Wednesday, February 13, 2013
I was looking for some information in a storage box and came across an old journal. I opened it up, and on the first page, I saw my old measurements-like from when I was 313 pounds...
It's been a while since I've been that weight. To be honest, I don't remember what it physically feels like to weight that much, but I remember the emotions all too well.
Around my hips and butt, I was 60 inches around. I cannot believe that I was so large. The tape measure only goes to 60. If I remember right, when I was 330 pounds, I was 62 inches around. My thighs at the time were 38 inches around.
Just to get a comparison, I adjusted the tape measure to 60 inches and put it around my hips. Huge. I adjusted it to 38 and put it to my thigh. Also huge. No wonder I was miserable. I was so unhealthy, and I was so miserable and sad. I could see the disappointment not only in my words of reflection, but in my penmanship. The writing, scrawled out as if I didn't even want the air drying my ink to witness as I wrote my secret numbers.
Tomorrow is an important date. Yes, it's Valentine's day, and it's a day of love that I will be spending with not only my fiance, but my family too. It also marks something much deeper for me. It was Valentine's day 2009, that I got my wake up call. I cannot believe that four years have already elapsed. At that time, I didn't think I'd get to where I am now. Sure, I knew that if I set a goal, and followed the steps, I'd get there, but it wasn't really tangible to me because I was so overweight. I had BEEN so overweight for so many years already. If I had some kind of hint, or was able to see myself now, and see what I can do with my body and knowing how successful I'd become not only with my weight loss, but with my education and career aspirations, I would have thought it was a lie. I'm so incredibly grateful that it's my reality. Four years ago, I couldn't even run a lap around a high school track. Now, I can run around it 20 times and I consider that 'fun'. Now, instead of asking people 'how', I'm explaining to others 'how' and encouraging others.
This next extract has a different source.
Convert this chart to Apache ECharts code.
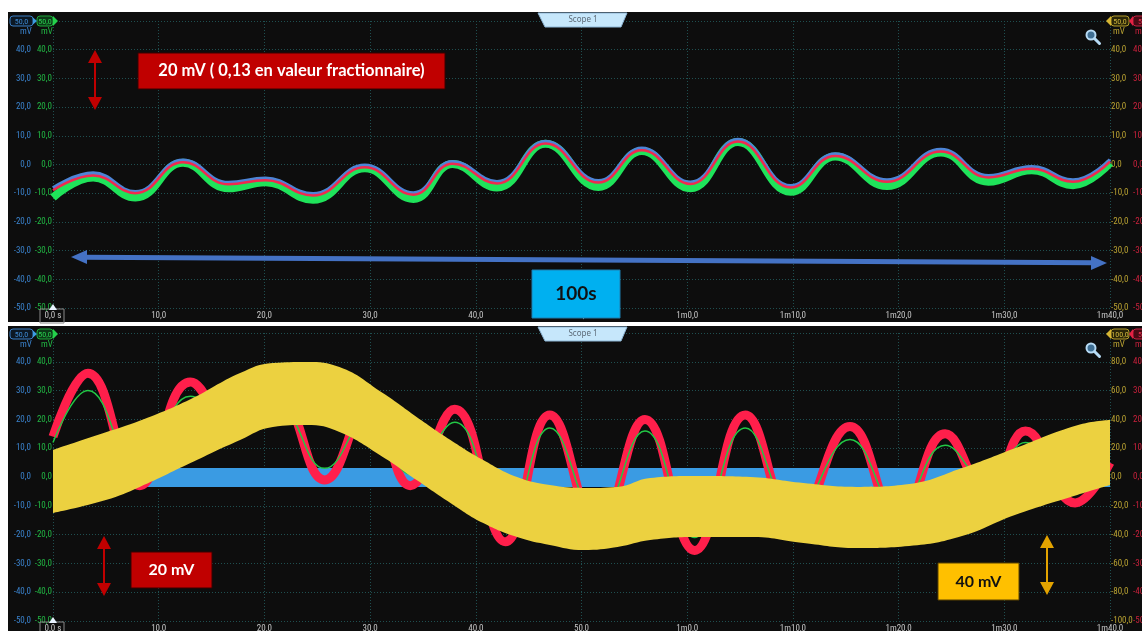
<!DOCTYPE html>
<html>
<head>
<meta charset="utf-8">
<script src="https://cdn.jsdelivr.net/npm/echarts@6/dist/echarts.min.js"></script>
<style>
  html, body { margin: 0; padding: 0; background: #ffffff; }
  #chart { width: 1142px; height: 631px; }
</style>
</head>
<body>
<div id="chart"></div>
<script>
// ---- Time base (seconds) ----
const timeTicks = [0, 10, 20, 30, 40, 50, 60, 70, 80, 90, 100];

// ---- Upper scope: three channels, extrema of each trace (t in s, mV) ----
const upperTimes = [0, 3.8, 7.8, 12.3, 16.6, 20.1, 24.6, 29.5, 34.1, 37.8, 42.0, 46.6, 51.6, 55.7, 60.3, 64.8, 69.8, 74.0, 78.9, 84.0, 88.5, 92.6, 96.5, 100];
const upperRed   = [-9.0, -3.8, -10.0, 0.8, -6.9, -5.5, -10.8, -1.0, -10.5, 0.3, -6.6, 7.3, -6.3, 5.0, -6.8, 8.0, -8.0, 3.0, -6.0, 4.5, -4.5, -1.5, -6.0, 1.0];
const upperBlue  = [-8.2, -3.0, -9.5, 1.5, -6.3, -4.8, -10.2, -0.3, -9.9, 1.0, -6.0, 8.0, -5.7, 5.7, -6.2, 8.7, -7.4, 3.7, -5.4, 5.2, -3.9, -0.8, -5.4, 1.7];
const upperGreen = [-11.5, -4.5, -11.5, 0.6, -8.3, -6.2, -12.3, -1.3, -12.0, 0.2, -8.0, 7.2, -7.8, 4.7, -8.3, 7.8, -9.5, 2.8, -7.5, 4.2, -6.0, -2.0, -7.2, 0.6];

// ---- Lower scope ----
const lowerRedTimes = [0, 3.3, 8.2, 13.0, 17.3, 21.2, 25.7, 30.0, 33.8, 38.0, 42.8, 47.0, 51.6, 56.0, 60.7, 65.5, 70.2, 75.4, 80.0, 84.4, 88.4, 92.0, 96.7, 100];
const lowerRed   = [14, 36, -3, 33, 16, 28, -1, 26, -3, 23.5, -22.5, 21.5, -18, 20, -25.5, 21.5, -16, 17.5, -15, 15, -6, 16, -9, 5];
const lowerGreen = [12, 30, 1, 28, 18, 24, 3, 22, 1, 19, -18, 17, -14, 16, -21, 17, -12, 13, -11, 11, -2, 12, -5, 4];
const lowerBlueTimes = [0, 100];
const lowerBlue = [-0.2, -0.2];
// yellow channel (100 mV/div scale): upper and lower edge of the noise band
const yellowTimes  = [0, 5, 8.2, 13, 17.7, 20.8, 24, 27.1, 31.2, 34.4, 37.6, 40.7, 43.9, 47, 50.2, 53.4, 56.5, 61, 66, 71, 76, 81, 86, 91, 96.9, 100];
const yellowTop    = [18.8, 31, 39, 54, 72.2, 79.2, 79.9, 76.4, 58.3, 41.7, 25.7, 11.8, 0, -5.6, -7.6, -6.9, -0.7, 0.7, 0, -4.2, -6.9, -4.9, 6.2, 20, 36, 39.6];
const yellowBottom = [-25, -16, -6.9, 9.7, 25.7, 34.7, 36.1, 31.2, 13.9, -2.1, -18, -32, -41.7, -47.2, -50.7, -48.6, -43.8, -41.7, -41.7, -45.8, -49.3, -47.9, -41, -26.4, -12.5, -5.6];

// ---- helpers ----
const pairs = (xs, ys) => xs.map((x, i) => [x, ys[i]]);
const fmtMv = v => v.toFixed(1).replace('.', ',');
const fmtTime = v => v === 0 ? '0,0 s' : (v >= 60 ? '1m' + (v - 60) + ',0' : v + ',0');

const C = {
  blue: '#3a82cc', green: '#22b844', yellow: '#b9a232', red: '#c8213c',
  grid: '#1f4f50', label: '#c4c4c4'
};
const AXIS_FONT = '"Liberation Sans Narrow", "Roboto Condensed", Roboto, sans-serif';

function xAxisFor(gridIndex) {
  return {
    gridIndex, type: 'value', min: 0, max: 100, interval: 10,
    axisLine: { show: false }, axisTick: { show: false },
    axisLabel: { color: C.label, fontSize: 9, fontFamily: AXIS_FONT, margin: 3, formatter: fmtTime },
    splitLine: { show: true, lineStyle: { color: C.grid, type: [1, 2], width: 1 } }
  };
}
function yAxisFor(gridIndex, position, offset, color, max, step, grid) {
  return {
    gridIndex, type: 'value', position, offset, min: -max, max: max, interval: step,
    axisLine: { show: false }, axisTick: { show: false },
    axisLabel: { color, fontSize: 9, fontFamily: AXIS_FONT, margin: 1, formatter: fmtMv, showMaxLabel: false, showMinLabel: true },
    splitLine: { show: !!grid, lineStyle: { color: C.grid, type: [1, 2], width: 1 } }
  };
}

// ---- decorations (panels, tabs, badges, annotations) ----
const g = [];
function panel(y, h) {
  g.push({ type: 'rect', z: -10, silent: true, shape: { x: 8, y, width: 1134, height: h }, style: { fill: '#0d0d0d' } });
}
function scopeTab(y) {
  g.push({ type: 'polygon', z: 50, shape: { points: [[538, y], [627, y], [621, y + 14], [545, y + 14]] }, style: { fill: '#c6e7fb', stroke: '#8db6d6', lineWidth: 1 } });
  g.push({ type: 'text', z: 51, x: 583, y: y + 7, style: { text: 'Scope 1', fill: '#5d6b78', font: '8px "Noto Sans", sans-serif', align: 'center', verticalAlign: 'middle' } });
}
function badge(x, y, w, text, stroke, fill, textColor) {
  g.push({ type: 'rect', z: 50, shape: { x, y, width: w, height: 10, r: 3 }, style: { fill, stroke, lineWidth: 1 } });
  g.push({ type: 'text', z: 51, x: x + w / 2, y: y + 5.5, style: { text, fill: textColor, font: '8px ' + AXIS_FONT, align: 'center', verticalAlign: 'middle' } });
}
function tri(points, fill, z) {
  g.push({ type: 'polygon', z: z || 52, shape: { points }, style: { fill } });
}
function unit(x, y, color) {
  g.push({ type: 'text', z: 51, x, y, style: { text: 'mV', fill: color, font: '9px ' + AXIS_FONT, align: 'center', verticalAlign: 'middle' } });
}
function scopeChrome(top, rightLabel) {
  // left channel badges
  badge(10, top, 23, '50,0', '#3a7ec4', '#0c1824', '#3e8ad4');
  tri([[33, top + 1.5], [37, top + 5], [33, top + 8.5]], '#3d9de2');
  badge(37, top, 16, '50,0', '#1fa83a', '#0b3a17', '#2ad050');
  tri([[53, top], [58, top + 5], [53, top + 10]], '#24d24c');
  unit(26, top + 16, C.blue);
  unit(47, top + 16, C.green);
  // right channel badges
  tri([[1106, top + 5], [1111, top], [1111, top + 10]], '#d6b532');
  badge(1111, top, 18, rightLabel, '#b49c2a', '#2a2608', '#cdb43c');
  tri([[1129, top + 5], [1133, top], [1133, top + 10]], '#e42244');
  badge(1133, top, 18, '50', '#c42040', '#4a0a14', '#e83050');
  unit(1119, top + 16, C.yellow);
  unit(1141, top + 16, C.red);
  // zoom glass
  g.push({ type: 'circle', z: 50, shape: { cx: 1091, cy: top + 19, r: 4.5 }, style: { fill: '#3f6f94', stroke: '#b7dbf5', lineWidth: 2 } });
  g.push({ type: 'line', z: 50, shape: { x1: 1094.5, y1: top + 22.5, x2: 1099.5, y2: top + 27.5 }, style: { stroke: '#b7dbf5', lineWidth: 3, lineCap: 'round' } });
}
function timeOrigin(gridBottom) {
  g.push({ type: 'rect', z: 40, shape: { x: 40, y: gridBottom + 1, width: 24, height: 14 }, style: { fill: 'none', stroke: '#8a8a8a', lineWidth: 1 } });
  tri([[49, gridBottom + 2], [53, gridBottom - 4], [57, gridBottom + 2]], '#e8f3ff');
}
function vArrow(x, y1, y2, color, head) {
  g.push({ type: 'line', z: 100, shape: { x1: x, y1: y1 + head, x2: x, y2: y2 - head }, style: { stroke: color, lineWidth: 2 } });
  tri([[x, y1], [x - 7, y1 + head], [x + 7, y1 + head]], color, 100);
  tri([[x, y2], [x - 7, y2 - head], [x + 7, y2 - head]], color, 100);
}
function labelBox(x, y, w, h, fill, stroke, text, textColor, font) {
  g.push({ type: 'rect', z: 100, shape: { x, y, width: w, height: h }, style: { fill, stroke, lineWidth: 1 } });
  g.push({ type: 'text', z: 101, x: x + w / 2, y: y + h / 2, style: { text, fill: textColor, font, align: 'center', verticalAlign: 'middle' } });
}

panel(12, 310);
panel(326, 305);
scopeTab(13);
scopeTab(327);
scopeChrome(16, '50,0');
scopeChrome(329, '100,0');
timeOrigin(308);
timeOrigin(621);

// upper scope annotations
vArrow(95, 50, 110, '#c00000', 13);
labelBox(138, 53, 307, 36, '#c00000', '#3a0000', '20 mV ( 0,13 en valeur fractionnaire)', '#ffffff', 'bold 16.5px Lato, "Open Sans", sans-serif');
g.push({ type: 'line', z: 100, shape: { x1: 84, y1: 257.2, x2: 1094, y2: 262.8 }, style: { stroke: '#4472c4', lineWidth: 5 } });
g.push({ type: 'polygon', z: 100, shape: { points: [[71, 257], [87, 250], [87, 264]] }, style: { fill: '#4472c4' } });
g.push({ type: 'polygon', z: 100, shape: { points: [[1107, 263], [1091, 256], [1091, 270]] }, style: { fill: '#4472c4' } });
labelBox(532, 270, 88, 48, '#00b0f0', '#1f7fb0', '100s', '#111111', 'bold 19px Lato, "Open Sans", sans-serif');
// lower scope annotations
vArrow(104, 536, 596, '#c00000', 13);
labelBox(131, 552, 81, 36, '#c00000', '#3a0000', '20 mV', '#ffffff', 'bold 16px Lato, "Open Sans", sans-serif');
vArrow(1047, 535, 595, '#e3a300', 13);
labelBox(938, 563, 81, 37, '#ffc000', '#5a4300', '40 mV', '#111111', 'bold 16px Lato, "Open Sans", sans-serif');

// ---- series ----
const line = (name, xs, ys, color, width, xi, yi, z) => ({
  name, type: 'line', xAxisIndex: xi, yAxisIndex: yi, data: pairs(xs, ys),
  smooth: 0.45, showSymbol: false, symbol: 'none', z,
  lineStyle: { color, width, cap: 'butt', join: 'round' }, silent: true
});
// yellow band: value column first so the stack accumulates on the mV axis
const yellowBand = (name, values, area) => ({
  name, type: 'line', xAxisIndex: 1, yAxisIndex: 6,
  stack: 'voieC', stackStrategy: 'all',
  data: yellowTimes.map((t, i) => [values[i], t]),
  encode: { x: 1, y: 0 },
  smooth: 0.45, showSymbol: false, symbol: 'none', z: 5, silent: true,
  lineStyle: { width: 0, opacity: 0 },
  areaStyle: area ? { color: '#ecd140', opacity: 1 } : undefined
});

const option = {
  backgroundColor: '#ffffff',
  animation: false,
  grid: [
    { left: 53, right: 32, top: 21, height: 287, outerBoundsMode: 'none', containLabel: false },
    { left: 53, right: 32, top: 333, height: 288, outerBoundsMode: 'none', containLabel: false }
  ],
  xAxis: [xAxisFor(0), xAxisFor(1)],
  yAxis: [
    yAxisFor(0, 'left', 21, C.blue, 50, 10, false),
    yAxisFor(0, 'left', 0, C.green, 50, 10, true),
    yAxisFor(0, 'right', 0, C.yellow, 50, 10, false),
    yAxisFor(0, 'right', 22, C.red, 50, 10, false),
    yAxisFor(1, 'left', 21, C.blue, 50, 10, false),
    yAxisFor(1, 'left', 0, C.green, 50, 10, true),
    yAxisFor(1, 'right', 0, C.yellow, 100, 20, false),
    yAxisFor(1, 'right', 22, C.red, 50, 10, false)
  ],
  graphic: { elements: g },
  series: [
    line('Voie B', upperTimes, upperGreen, '#1fe35a', 8, 0, 1, 2),
    line('Voie A', upperTimes, upperBlue, '#4d84d6', 3.5, 0, 0, 3),
    line('Voie D', upperTimes, upperRed, '#f0294f', 2.5, 0, 3, 4),
    line('Voie A', lowerBlueTimes, lowerBlue, '#3a9be3', 19, 1, 4, 2),
    line('Voie D', lowerRedTimes, lowerRed, '#ff1f4b', 9, 1, 7, 3),
    line('Voie B', lowerRedTimes, lowerGreen, '#22c845', 1.5, 1, 5, 4),
    yellowBand('Voie C base', yellowBottom, false),
    yellowBand('Voie C', yellowTop.map((v, i) => v - yellowBottom[i]), true)
  ]
};

const chart = echarts.init(document.getElementById('chart'), null, { renderer: 'canvas' });
chart.setOption(option);
</script>
</body>
</html>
Four years ago tomorrow, I decided with my fiance, to celebrate valentine's day by having a romantic dinner out. I remember as we were being led to our table, I caught sight of the wooden chairs with side rests. I began to sweat and get anxious as if I was being led to the gallows. We weren't even to our table yet. I hoped my butt would squeeze into the chair, but in the pit of my heart, I knew that it wouldn't-at least not comfortably. I remember the feeling of anxiety, and how I tried to sit in it. No luck. I had to sit in the front quarter of the chair. I was mortified. I blamed the waitress for putting us there, knowing full well that I was a fat a$$, and how dare she embarrass me by making it evident to everyone else. The restaurant was crowded. There was NO WAY IN HELL that I was going to ask for another chair or cause a scene, or worse, leave (leave hungry? I don't think so! It was already 8:00 as it was). I remember asking for water with lemon instead of soda. She wasn't going to win...I had self control! I'd show her! Then came the free bread....and the dinner order.
"I'll take the Salmon Alfredo"
The one thing I appreciated the most was the talk I had with Adam during and after the incident. He never said a single negative thing to me. He's NEVER discouraged me from eating something, or criticized my weight. I appreciate and love him so much. He's always been supportive of my efforts.
I know now that the reality is it was already evident to everyone else. The only person who seemed to have no idea was me. Other people have eyes. When others see me, they don't use the same filters that family uses. They just see a complete stranger who probably just has no self control, and has had one too many cheeseburgers. Other people see me, and while they See me, they don't see ME. It's interesting to be seen yet remain invisible.
While I was typing this, I actually did begin to cry. The emotions that came with being as overweight as I was will always be seared into my memory. I will always know what it's like to be seen only as a walking disappointment to society. I will never forget about what it feels like to be at a point of absolute self hatred. I think I still felt some of that self hatred, and had been using that as a reason to sabotage my efforts as of recently. retelling that story really helped me. I needed to re live that moment so I could remind myself why I'm truly doing this. It wasn't the fact that I couldn't fit into a chair that set me off. It was the fact that I had hated myself so much. That I had abused and punished my body to that point.
This was seriously a road block. I think another part of it was I worried that I had put so much stake into this weight loss. What if I'm still not happy after I lose the weight? Well, I have other things going on in my life-a future wedding, though we're not sure of the date, a future career, and many other things that I don't even know about! Life is exciting! Life is what you make it! I don't deserve the punishment I've been giving myself. I feel like I'm flapping my wings, but this extra burden has holding me down. All my fears and anxieties that have been weighing me down emotionally have been literally manifested onto my physical being. Well, I'm ready to fly. I will do everything in my power to ensure that I do. When I do reach that point, NOTHING will be able to catch me and hold me down again. That I promise.